You get one guess. Because remember: Democracies have to be right every time. The authoritarians only have to be right once.
This effort to interfere with the Electoral College count is going to fail, but it has created a blueprint for the next time. The next aspiring authoritarian—and there will be one—will be smarter, smoother, and more organized. Today will be truly dangerous because it will demonstrate that under the current system, a party that controls both houses of Congress can install their candidate as president regardless of the election results. All they need is the political will to do so.
Or to put it another way: All they need is to believe that overturning the election is what the majority of their base voters want.
In other words, despite a nationwide vote fenced with elaborate legal and technical safeguards, the president of the United States will from now on be elected on the honor system by 535 members of Congress.
It’s important to understand that this isn’t a new concern. The drafters of the Electoral Count Act debated this very problem:
[T]he motives and incentives of a high ambition, or even the stimulating efficacy of party zeal, might cause a Senator . . . to abandon the atmosphere of purity and simple justice and act on other motives in his desire to adhere to the dictates of a party in deciding a question relating to this great subject of a Presidential count. It is not to be calculated that every Senator who went into this political meeting would always vote for the right against his party. We are just as apt to find a corrupt Senate as we are to find a corrupt House, either in the past or in the future.
In the nineteenth century, counting Electoral College votes was viewed as a political exercise and the ultimate guarantee was the integrity and sense of duty of members of Congress. The actions of the Republican party—not that long ago the party that stood for sober constitutionalism and the rule of law—makes it clear that these ideas are antiquated.

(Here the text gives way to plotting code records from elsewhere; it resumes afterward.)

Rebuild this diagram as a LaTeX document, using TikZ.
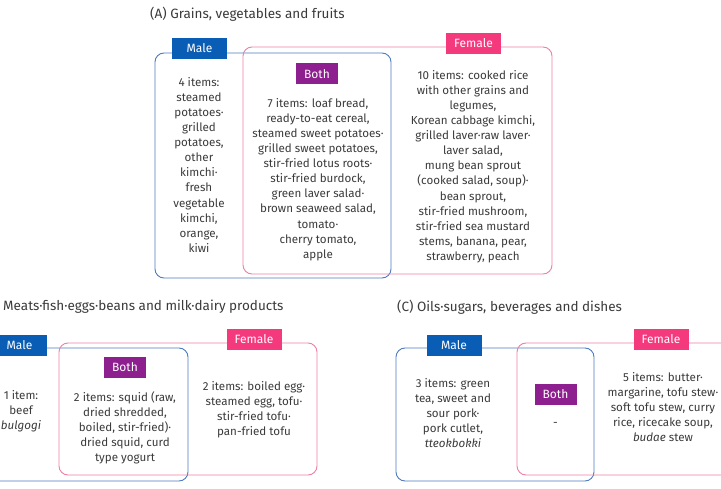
\documentclass[tikz,border=0pt]{standalone}
\usepackage{fontspec}
\setmainfont{Fira Sans}
\definecolor{maleblue}{HTML}{0A5DB5}
\definecolor{malestroke}{HTML}{4C7BC0}
\definecolor{femalepink}{HTML}{F43A7C}
\definecolor{femalestroke}{HTML}{EE7FA5}
\definecolor{bothpurple}{HTML}{8E1F8E}
\definecolor{txt}{HTML}{3A3A3A}
\begin{document}
\begin{tikzpicture}[x=1pt,y=-1pt,
  malebox/.style={draw=malestroke,line width=0.9pt,rounded corners=9pt},
  femalebox/.style={draw=femalestroke,line width=0.9pt,rounded corners=9pt},
  tag/.style={text=white,font=\fontsize{12}{13}\selectfont,minimum height=21pt,inner sep=0pt},
  maletag/.style={tag,fill=maleblue,minimum width=55pt},
  femaletag/.style={tag,fill=femalepink,minimum width=55pt},
  bothtag/.style={tag,fill=bothpurple,minimum width=42pt},
  body/.style={text=txt,align=center,font=\fontsize{11.6}{15.1}\selectfont,inner sep=0pt},
  title/.style={text=txt,anchor=west,font=\fontsize{13.5}{15}\selectfont,inner sep=0pt}]
\useasboundingbox (0,0) rectangle (721,489);
\clip (0,0) rectangle (721,489);
% ---------- Panel A
\node[title] (tA) at (150,14) {(A) Grains, vegetables and fruits};
\draw[malebox] (155,53) rectangle (391,278);
\draw[femalebox] (243,47) rectangle (552,274);
\node[maletag] (mA) at (199.5,48.5) {Male};
\node[femaletag] (fA) at (473.5,43.5) {Female};
\node[bothtag] (bA) at (317,74) {Both};
\node[body,anchor=north] (mtA) at (199,77) {4 items:\\steamed\\potatoes·\\grilled\\potatoes,\\other\\kimchi·\\fresh\\vegetable\\kimchi,\\orange,\\kiwi};
\node[body,anchor=north] (btA) at (318,98) {7 items: loaf bread,\\ready-to-eat cereal,\\steamed sweet potatoes·\\grilled sweet potatoes,\\stir-fried lotus roots·\\stir-fried burdock,\\green laver salad·\\brown seaweed salad,\\tomato·\\cherry tomato,\\apple};
\node[body,anchor=north] (ftA) at (473,70) {10 items: cooked rice\\with other grains and\\legumes,\\Korean cabbage kimchi,\\grilled laver·raw laver·\\laver salad,\\mung bean sprout\\(cooked salad, soup)·\\bean sprout,\\stir-fried mushroom,\\stir-fried sea mustard\\stems, banana, pear,\\strawberry, peach};
% ---------- Panel B
\node[title] (tB) at (3,307) {Meats·fish·eggs·beans and milk·dairy products};
\draw[malebox] (-30,348) rectangle (188,481);
\draw[femalebox] (59,343) rectangle (317,475);
\node[maletag] (mB) at (19.5,345.5) {Male};
\node[femaletag] (fB) at (254,339.5) {Female};
\node[bothtag] (bB) at (125,367.5) {Both};
\node[body,anchor=north] (mtB) at (21,390) {1 item:\\beef\\\textit{bulgogi}};
\node[body,anchor=north] (btB) at (125,391) {2 items: squid (raw,\\dried shredded,\\boiled, stir-fried)·\\dried squid, curd\\type yogurt};
\node[body,anchor=north] (ftB) at (254,381) {2 items: boiled egg·\\steamed egg, tofu·\\stir-fried tofu·\\pan-fried tofu};
% ---------- Panel C
\node[title] (tC) at (397,307) {(C) Oils·sugars, beverages and dishes};
\draw[malebox] (396,348) rectangle (594,481);
\draw[femalebox] (517,343) rectangle (760,475);
\node[maletag] (mC) at (454,345.5) {Male};
\node[femaletag] (fC) at (661,339.5) {Female};
\node[bothtag] (bC) at (555.5,394.5) {Both};
\node[body] (dC) at (555.5,424) {-};
\node[body,anchor=north] (mtC) at (453,378) {3 items: green\\tea, sweet and\\sour pork·\\pork cutlet,\\\textit{tteokbokki}};
\node[body,anchor=north] (ftC) at (663,372) {5 items: butter·\\margarine, tofu stew·\\soft tofu stew, curry\\rice, ricecake soup,\\\textit{budae} stew};
\end{tikzpicture}
\end{document}
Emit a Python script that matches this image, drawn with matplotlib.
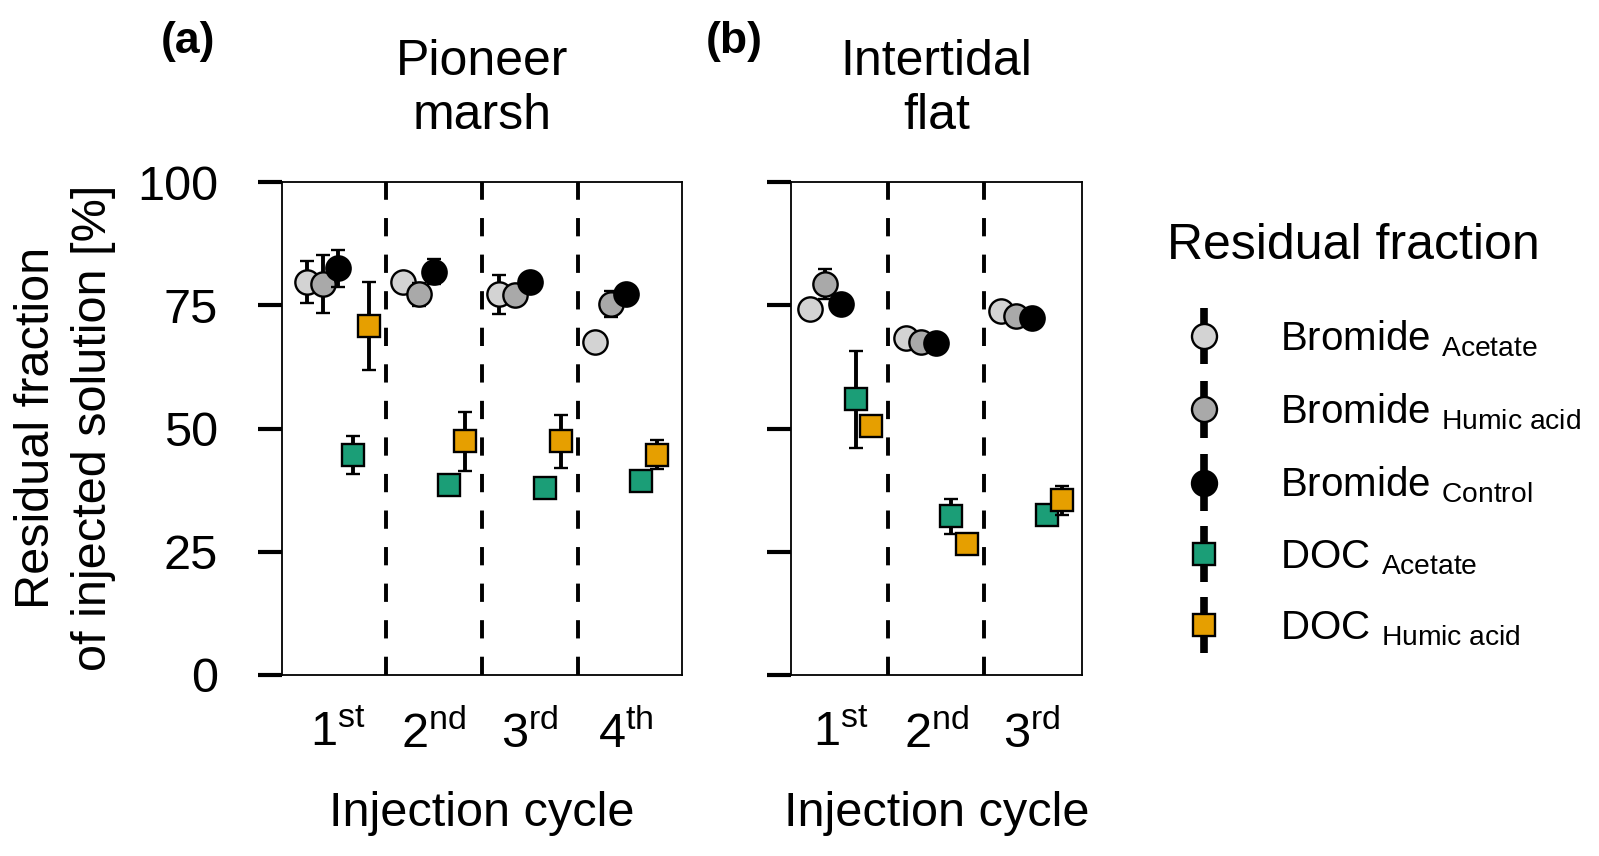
import matplotlib
matplotlib.use('Agg')
import matplotlib.pyplot as plt
import numpy as np
from matplotlib.lines import Line2D
from matplotlib.collections import LineCollection
from matplotlib.container import ErrorbarContainer
from matplotlib.legend_handler import HandlerErrorbar

plt.rcParams['font.family'] = ['Liberation Sans', 'DejaVu Sans']
plt.rcParams['mathtext.fontset'] = 'custom'
plt.rcParams['mathtext.rm'] = 'Liberation Sans'
plt.rcParams['mathtext.it'] = 'Liberation Sans:italic'
plt.rcParams['mathtext.bf'] = 'Liberation Sans:bold'

# ---------------- data ----------------
cycle_labels_a = ['1$^{\\mathrm{st}}$', '2$^{\\mathrm{nd}}$', '3$^{\\mathrm{rd}}$', '4$^{\\mathrm{th}}$']
cycle_labels_b = ['1$^{\\mathrm{st}}$', '2$^{\\mathrm{nd}}$', '3$^{\\mathrm{rd}}$']

series_names = ['Bromide $_{\\mathrm{Acetate}}$', 'Bromide $_{\\mathrm{Humic\\ acid}}$',
                'Bromide $_{\\mathrm{Control}}$', 'DOC $_{\\mathrm{Acetate}}$',
                'DOC $_{\\mathrm{Humic\\ acid}}$']

# (a) Pioneer marsh
br_acetate_a = [79.7, 79.7, 77.2, 67.6]
br_acetate_a_sd = [4.3, 1.0, 3.9, 1.0]
br_humic_a = [79.3, 77.2, 77.0, 75.2]
br_humic_a_sd = [5.9, 2.3, 1.0, 2.6]
br_control_a = [82.5, 81.8, 79.7, 77.2]
br_control_a_sd = [3.7, 2.5, 1.5, 1.5]
doc_acetate_a = [44.6, 38.6, 37.9, 39.3]
doc_acetate_a_sd = [3.9, 1.0, 1.0, 1.0]
doc_humic_a = [70.8, 47.4, 47.4, 44.7]
doc_humic_a_sd = [9.0, 6.0, 5.4, 3.0]

# (b) Intertidal flat
br_acetate_b = [74.3, 68.4, 73.8]
br_acetate_b_sd = [1.0, 1.0, 1.0]
br_humic_b = [79.3, 67.5, 72.8]
br_humic_b_sd = [3.0, 1.0, 1.0]
br_control_b = [75.3, 67.3, 72.5]
br_control_b_sd = [1.0, 1.0, 1.0]
doc_acetate_b = [55.9, 32.2, 32.5]
doc_acetate_b_sd = [9.8, 3.5, 1.0]
doc_humic_b = [50.5, 26.6, 35.4]
doc_humic_b_sd = [1.0, 1.0, 3.0]

# ---------------- styles ----------------
colors = ['#d3d3d3', '#a9a9a9', '#000000', '#1b9e77', '#e69f00']
markers = ['o', 'o', 'o', 's', 's']
msizes = [17.5, 17.5, 17.5, 16, 16]
offsets = [-0.32, -0.16, 0.0, 0.16, 0.32]

fig = plt.figure(figsize=(15.99, 8.56), dpi=100)
W, H = 1599, 856
ax_a = fig.add_axes([282 / W, 181 / H, 400 / W, 493 / H])
ax_b = fig.add_axes([790.7 / W, 181 / H, 291.6 / W, 493 / H])


def draw(ax, series, sds, labels, xlim, showy):
    n = len(labels)
    x = np.arange(1, n + 1)
    for i, (vals, sd) in enumerate(zip(series, sds)):
        ax.errorbar(x + offsets[i], vals, yerr=sd, fmt=markers[i], ms=msizes[i],
                    mfc=colors[i], mec='black', mew=1.7, ecolor='black',
                    elinewidth=2.8, capsize=4.7, capthick=2.8, zorder=3 + i)
    for d in np.arange(1.5, n, 1.0):
        ax.axvline(d, color='black', lw=2.8, ls=(0, (4.7, 4.7)), zorder=1)
    ax.set_xlim(*xlim)
    ax.set_ylim(0, 100)
    ax.set_yticks([0, 25, 50, 75, 100])
    ax.set_xticks(x)
    ax.set_xticklabels(labels)
    ax.tick_params(axis='x', length=0, pad=26, labelsize=35)
    ax.tick_params(axis='y', length=17, width=3, pad=29, labelsize=35,
                   labelleft=showy)
    for s in ax.spines.values():
        s.set_linewidth(1.3)
    ax.set_xlabel('Injection cycle', fontsize=35)
    ax.xaxis.set_label_coords(0.5, -0.235)


draw(ax_a, [br_acetate_a, br_humic_a, br_control_a, doc_acetate_a, doc_humic_a],
     [br_acetate_a_sd, br_humic_a_sd, br_control_a_sd, doc_acetate_a_sd, doc_humic_a_sd],
     cycle_labels_a, (0.417, 4.583), True)
draw(ax_b, [br_acetate_b, br_humic_b, br_control_b, doc_acetate_b, doc_humic_b],
     [br_acetate_b_sd, br_humic_b_sd, br_control_b_sd, doc_acetate_b_sd, doc_humic_b_sd],
     cycle_labels_b, (0.477, 3.53), False)

ax_a.text(0.5, 1.088, 'Pioneer\nmarsh', transform=ax_a.transAxes, ha='center',
          va='bottom', fontsize=36, linespacing=1.2)
ax_b.text(0.5, 1.088, 'Intertidal\nflat', transform=ax_b.transAxes, ha='center',
          va='bottom', fontsize=36, linespacing=1.2)
fig.text(188 / W, 1 - 42 / H, '(a)', ha='center', va='center', fontsize=32,
         fontweight='bold')
fig.text(734 / W, 1 - 42 / H, '(b)', ha='center', va='center', fontsize=32,
         fontweight='bold')
fig.text(65 / W, 1 - 428 / H, 'Residual fraction\nof injected solution [%]',
         rotation=90, ha='center', va='center', fontsize=35, linespacing=1.35)

# legend title
fig.text(1167 / W, 1 - 246 / H, 'Residual fraction', ha='left', va='center',
         fontsize=36)

# legend proxies
handles = []
for i in range(5):
    ln = Line2D([], [], marker=markers[i], ms=msizes[i] + 0.5, mfc=colors[i],
                mec='black', mew=1.7, ls='none')
    lc = LineCollection([], linewidths=5.5, colors='black')
    handles.append(ErrorbarContainer((ln, (), (lc,)), has_xerr=False,
                                     has_yerr=True, label=series_names[i]))

fig.legend(handles=handles, labels=series_names, loc='upper left',
           bbox_to_anchor=(1127 / W, 1 - 282 / H), frameon=False,
           fontsize=29,
           handler_map={ErrorbarContainer: HandlerErrorbar(yerr_size=0.7)},
           handlelength=2.0, handletextpad=0.9, labelspacing=0.81,
           borderpad=0.4)

fig.savefig('out.png', dpi=100)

Today should be a wake-up call for anyone who believes in our system of constitutional democracy. Too often, its workings depend on a sense of honor, duty, and integrity that is simply no longer the norm. What we imagine to be guardrails of democracy are, as often as not, little more than white lines painted on the road.
That might have been enough in the nineteenth century, but it’s no longer sufficient.
Don’t let Trump’s buffoonery fool you. Worse things are waiting.